[Collected data]
Start

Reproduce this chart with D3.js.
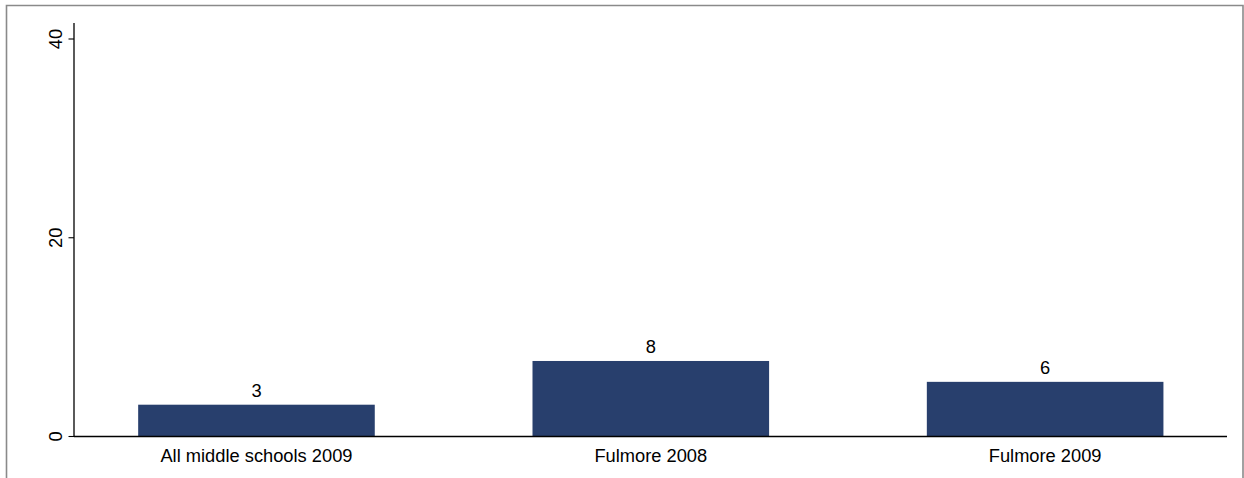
<!DOCTYPE html>
<html>
<head>
<meta charset="utf-8">
<script src="https://cdn.jsdelivr.net/npm/d3@7"></script>
<style>
  html, body { margin: 0; padding: 0; background: #fff; }
  svg { display: block; }
  text { font-family: "Liberation Sans", Arial, sans-serif; fill: #000; }
</style>
</head>
<body>
<div id="chart"></div>
<script>
const categories = ["All middle schools 2009", "Fulmore 2008", "Fulmore 2009"];
const values = [3.2, 7.6, 5.5];
const yTicks = [0, 20, 40];

const W = 1244, H = 478;
const svg = d3.select("#chart").append("svg").attr("width", W).attr("height", H);

// outer frame (open at bottom)
svg.append("path")
  .attr("d", `M6.5,${H} L6.5,5.5 L1243,5.5 L1243,${H}`)
  .attr("fill", "none").attr("stroke", "#8a8a8a").attr("stroke-width", 1.6);

const plotLeft = 74, plotRight = 1227, plotTop = 23;
const y = d3.scaleLinear().domain([0, 40]).range([436.5, 39]);
const x = d3.scaleBand().domain(categories).range([59.3, 1242.3])
  .paddingInner(0.4).paddingOuter(0.2);

// bars
svg.append("g").selectAll("rect").data(values).join("rect")
  .attr("x", (d, i) => x(categories[i]))
  .attr("width", x.bandwidth())
  .attr("y", d => y(d))
  .attr("height", d => y(0) - y(d))
  .attr("fill", "#283f6d");

// value labels
svg.append("g").selectAll("text").data(values).join("text")
  .attr("x", (d, i) => x(categories[i]) + x.bandwidth() / 2)
  .attr("y", d => y(d) - 7.5)
  .attr("text-anchor", "middle")
  .attr("font-size", "18.3px")
  .text(d => d3.format(".0f")(d));

// y axis
const yAxis = svg.append("g").attr("transform", `translate(${plotLeft},0)`);
yAxis.append("line").attr("x1", 0).attr("x2", 0).attr("y1", plotTop).attr("y2", y(0))
  .attr("stroke", "#000").attr("stroke-width", 1.3);
yAxis.selectAll(".tick").data(yTicks).join("g").attr("class", "tick")
  .each(function(d) {
    const g = d3.select(this);
    g.append("line").attr("x1", -5.5).attr("x2", 0).attr("y1", y(d)).attr("y2", y(d))
      .attr("stroke", "#000").attr("stroke-width", 1.1);
    g.append("text")
      .attr("transform", `translate(-12.5,${y(d)}) rotate(-90)`)
      .attr("text-anchor", "middle")
      .attr("font-size", "18.3px")
      .text(d);
  });

// x axis
const xAxis = svg.append("g").attr("transform", `translate(0,${y(0)})`);
xAxis.append("line").attr("x1", plotLeft).attr("x2", plotRight).attr("y1", 0).attr("y2", 0)
  .attr("stroke", "#000").attr("stroke-width", 1.3);
xAxis.selectAll("text").data(categories).join("text")
  .attr("x", d => x(d) + x.bandwidth() / 2)
  .attr("y", 25.5)
  .attr("text-anchor", "middle")
  .attr("font-size", "18.3px")
  .text(d => d);
</script>
</body>
</html>
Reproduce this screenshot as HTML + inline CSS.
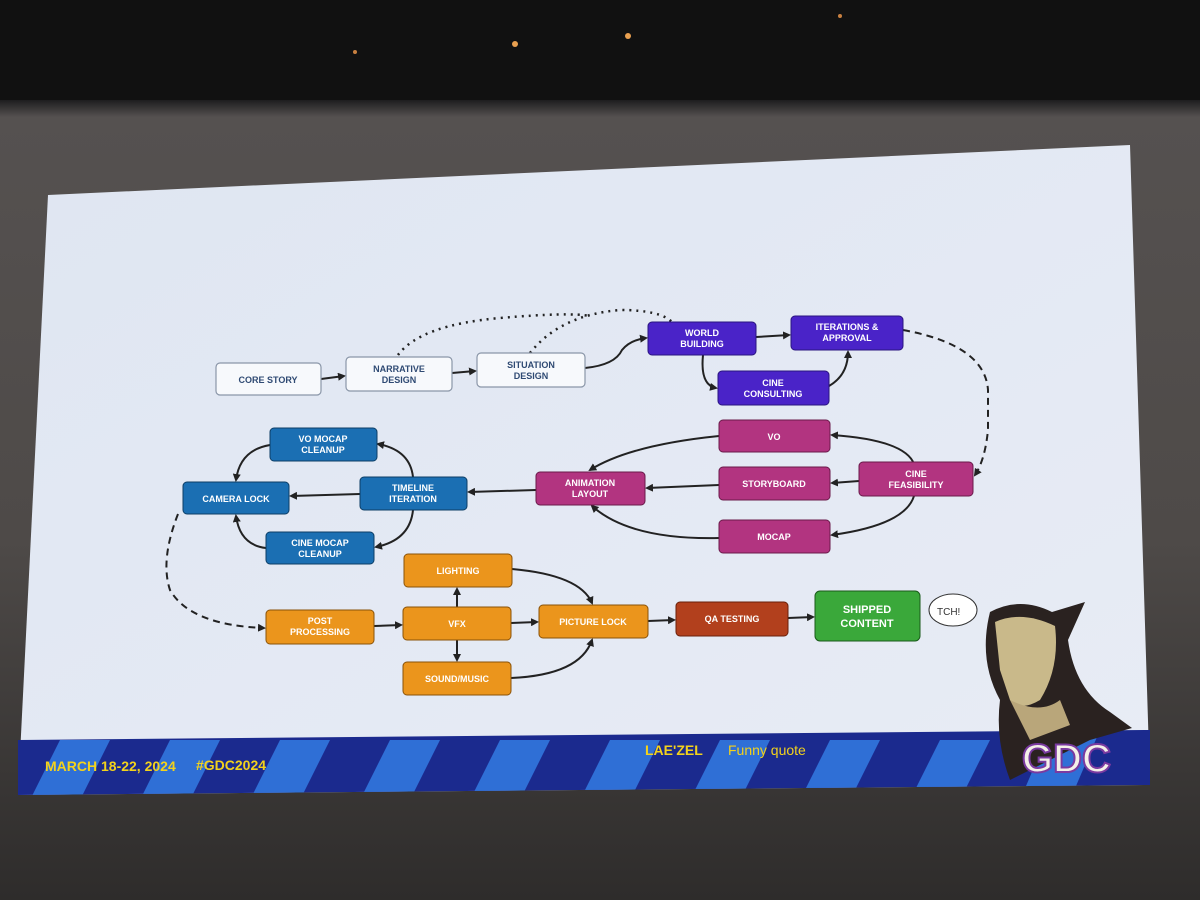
<!DOCTYPE html>
<html><head><meta charset="utf-8"><style>
html,body{margin:0;padding:0;width:1200px;height:900px;overflow:hidden;background:#4a4643}
svg{display:block}
text{font-family:"Liberation Sans",sans-serif;font-weight:bold}
</style></head><body>
<svg width="1200" height="900" viewBox="0 0 1200 900" xmlns="http://www.w3.org/2000/svg">
<defs>
<linearGradient id="wall" x1="0" y1="0" x2="0" y2="1">
<stop offset="0" stop-color="#121214"/><stop offset="0.11" stop-color="#1a1a1c"/><stop offset="0.13" stop-color="#555150"/><stop offset="0.6" stop-color="#4e4a48"/><stop offset="1" stop-color="#2e2c2b"/>
</linearGradient>
<linearGradient id="scr" x1="0" y1="0" x2="1" y2="1">
<stop offset="0" stop-color="#dfe6f2"/><stop offset="1" stop-color="#e8ecf5"/>
</linearGradient>
<marker id="ar" markerWidth="8" markerHeight="8" refX="6" refY="4" orient="auto" markerUnits="userSpaceOnUse"><path d="M0,0 L8,4 L0,8 z" fill="#222"/></marker>
<clipPath id="band"><path d="M18,740 L1150,730 L1150,785 L18,795 z"/></clipPath>
</defs>
<rect width="1200" height="900" fill="url(#wall)"/>
<rect x="0" y="0" width="1200" height="100" fill="#111"/>
<circle cx="515" cy="44" r="3" fill="#e9a050"/><circle cx="628" cy="36" r="3" fill="#e9a050"/><circle cx="355" cy="52" r="2" fill="#c88040"/><circle cx="840" cy="16" r="2" fill="#c88040"/>
<path d="M48,195 L1130,145 L1150,785 L18,795 z" fill="url(#scr)"/>
<g clip-path="url(#band)">
<rect x="0" y="720" width="1200" height="90" fill="#1b2a8e"/>
<g fill="#2f6fd6">
<path d="M60,740 L110,740 L80,800 L30,800z"/><path d="M170,740 L220,740 L190,800 L140,800z"/><path d="M280,740 L330,740 L300,800 L250,800z"/><path d="M390,740 L440,740 L410,800 L360,800z"/><path d="M500,740 L550,740 L520,800 L470,800z"/><path d="M610,740 L660,740 L630,800 L580,800z"/><path d="M720,740 L770,740 L740,800 L690,800z"/><path d="M830,740 L880,740 L850,800 L800,800z"/><path d="M940,740 L990,740 L960,800 L910,800z"/><path d="M1050,730 L1100,730 L1070,800 L1020,800z"/>
</g>
</g>
<text x="45" y="771" font-size="14" fill="#f3d21c">MARCH 18-22, 2024</text>
<text x="196" y="770" font-size="14" fill="#f3d21c">#GDC2024</text>
<text x="645" y="755" font-size="14" fill="#f3d21c">LAE'ZEL</text>
<text x="728" y="755" font-size="14" fill="#f3d21c" style="font-weight:normal">Funny quote</text>
<!-- character -->
<path d="M990,612 Q1020,596 1052,612 L1085,602 L1068,640 Q1075,690 1110,712 L1132,728 L1090,740 L1010,780 Q995,740 1000,700 Q978,660 990,612z" fill="#2a2220"/>
<path d="M995,622 Q1022,610 1055,626 Q1060,668 1040,700 Q1020,712 1010,700 L1000,670z" fill="#c9b98a"/>
<path d="M1010,700 Q1040,715 1060,700 L1070,725 L1030,740z" fill="#b9a67a"/>
<text x="1022" y="772" font-size="40" fill="#f4f0e8" stroke="#7a3aa0" stroke-width="2">GDC</text>
<ellipse cx="953" cy="610" rx="24" ry="16" fill="#fff" stroke="#333"/>
<text x="937" y="615" font-size="10" fill="#333" style="font-weight:normal">TCH!</text>
<g fill="none" stroke="#222" stroke-width="2">
<line x1="321" y1="379" x2="344" y2="376" marker-end="url(#ar)"/>
<line x1="452" y1="373" x2="475" y2="371" marker-end="url(#ar)"/>
<path d="M585,368 Q615,365 622,350 Q630,340 646,338" marker-end="url(#ar)"/>
<line x1="756" y1="337" x2="789" y2="335" marker-end="url(#ar)"/>
<path d="M703,355 Q700,385 716,388" marker-end="url(#ar)"/>
<path d="M829,386 Q848,375 848,352" marker-end="url(#ar)"/>
<path d="M903,330 Q985,345 988,390 L988,430 Q985,460 975,475" stroke-dasharray="7,5" marker-end="url(#ar)"/>
<path d="M914,464 Q905,440 832,435" marker-end="url(#ar)"/>
<line x1="859" y1="481" x2="832" y2="483" marker-end="url(#ar)"/>
<path d="M914,496 Q905,525 832,535" marker-end="url(#ar)"/>
<path d="M719,436 Q630,445 590,470" marker-end="url(#ar)"/>
<line x1="719" y1="485" x2="647" y2="488" marker-end="url(#ar)"/>
<path d="M719,538 Q630,540 592,506" marker-end="url(#ar)"/>
<line x1="536" y1="490" x2="469" y2="492" marker-end="url(#ar)"/>
<path d="M413,477 Q410,450 378,444" marker-end="url(#ar)"/>
<line x1="360" y1="494" x2="291" y2="496" marker-end="url(#ar)"/>
<path d="M413,510 Q410,540 376,547" marker-end="url(#ar)"/>
<path d="M270,445 Q240,450 236,480" marker-end="url(#ar)"/>
<path d="M266,548 Q240,545 236,516" marker-end="url(#ar)"/>
<path d="M178,514 Q160,560 170,590 Q190,625 264,628" stroke-dasharray="7,5" marker-end="url(#ar)"/>
<line x1="374" y1="626" x2="401" y2="625" marker-end="url(#ar)"/>
<line x1="457" y1="607" x2="457" y2="589" marker-end="url(#ar)"/>
<line x1="457" y1="640" x2="457" y2="660" marker-end="url(#ar)"/>
<line x1="511" y1="623" x2="537" y2="622" marker-end="url(#ar)"/>
<path d="M512,569 Q580,575 592,603" marker-end="url(#ar)"/>
<path d="M511,678 Q580,675 592,640" marker-end="url(#ar)"/>
<line x1="648" y1="621" x2="674" y2="620" marker-end="url(#ar)"/>
<line x1="788" y1="618" x2="813" y2="617" marker-end="url(#ar)"/>
<path d="M398,355 Q420,325 500,318 Q570,312 590,316" stroke-dasharray="2,5" stroke-width="2.5"/>
<path d="M530,353 Q560,315 620,310 Q660,310 672,322" stroke-dasharray="2,5" stroke-width="2.5"/>
</g>
<g font-size="9" text-anchor="middle">
<g fill="#f7f9fc" stroke="#8a96a8" stroke-width="1.2">
<rect x="216" y="363" width="105" height="32" rx="4"/><rect x="346" y="357" width="106" height="34" rx="4"/><rect x="477" y="353" width="108" height="34" rx="4"/>
</g>
<g fill="#2f4a73"><text x="268" y="383">CORE STORY</text><text x="399" y="372">NARRATIVE</text><text x="399" y="383">DESIGN</text><text x="531" y="368">SITUATION</text><text x="531" y="379">DESIGN</text></g>
<g fill="#4a23c8" stroke="#2a1580"><rect x="648" y="322" width="108" height="33" rx="4"/><rect x="791" y="316" width="112" height="34" rx="4"/><rect x="718" y="371" width="111" height="34" rx="4"/></g>
<g fill="#b23480" stroke="#6a1a4a"><rect x="719" y="420" width="111" height="32" rx="4"/><rect x="719" y="467" width="111" height="33" rx="4"/><rect x="719" y="520" width="111" height="33" rx="4"/><rect x="859" y="462" width="114" height="34" rx="4"/><rect x="536" y="472" width="109" height="33" rx="4"/></g>
<g fill="#1b6fb3" stroke="#0d3e66"><rect x="360" y="477" width="107" height="33" rx="4"/><rect x="270" y="428" width="107" height="33" rx="4"/><rect x="183" y="482" width="106" height="32" rx="4"/><rect x="266" y="532" width="108" height="32" rx="4"/></g>
<g fill="#eb951c" stroke="#8a5208"><rect x="404" y="554" width="108" height="33" rx="4"/><rect x="266" y="610" width="108" height="34" rx="4"/><rect x="403" y="607" width="108" height="33" rx="4"/><rect x="403" y="662" width="108" height="33" rx="4"/><rect x="539" y="605" width="109" height="33" rx="4"/></g>
<rect x="676" y="602" width="112" height="34" rx="4" fill="#b2401d" stroke="#6a200a"/>
<rect x="815" y="591" width="105" height="50" rx="5" fill="#3aa83a" stroke="#1a5a1a"/>
<g fill="#fff">
<text x="702" y="336">WORLD</text><text x="702" y="347">BUILDING</text>
<text x="847" y="330">ITERATIONS &amp;</text><text x="847" y="341">APPROVAL</text>
<text x="773" y="386">CINE</text><text x="773" y="397">CONSULTING</text>
<text x="774" y="440">VO</text><text x="774" y="487">STORYBOARD</text><text x="774" y="540">MOCAP</text>
<text x="916" y="477">CINE</text><text x="916" y="488">FEASIBILITY</text>
<text x="590" y="486">ANIMATION</text><text x="590" y="497">LAYOUT</text>
<text x="413" y="491">TIMELINE</text><text x="413" y="502">ITERATION</text>
<text x="323" y="442">VO MOCAP</text><text x="323" y="453">CLEANUP</text>
<text x="236" y="502">CAMERA LOCK</text>
<text x="320" y="546">CINE MOCAP</text><text x="320" y="557">CLEANUP</text>
<text x="458" y="574">LIGHTING</text>
<text x="320" y="624">POST</text><text x="320" y="635">PROCESSING</text>
<text x="457" y="627">VFX</text><text x="457" y="682">SOUND/MUSIC</text>
<text x="593" y="625">PICTURE LOCK</text>
<text x="732" y="622">QA TESTING</text>
<text x="867" y="613" font-size="11">SHIPPED</text><text x="867" y="627" font-size="11">CONTENT</text>
</g>
</g>
</svg>
</body></html>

End

* _Written instruction_: Reply with nothing but the number of lines that contain the word "this".

* _Problem solution_: 3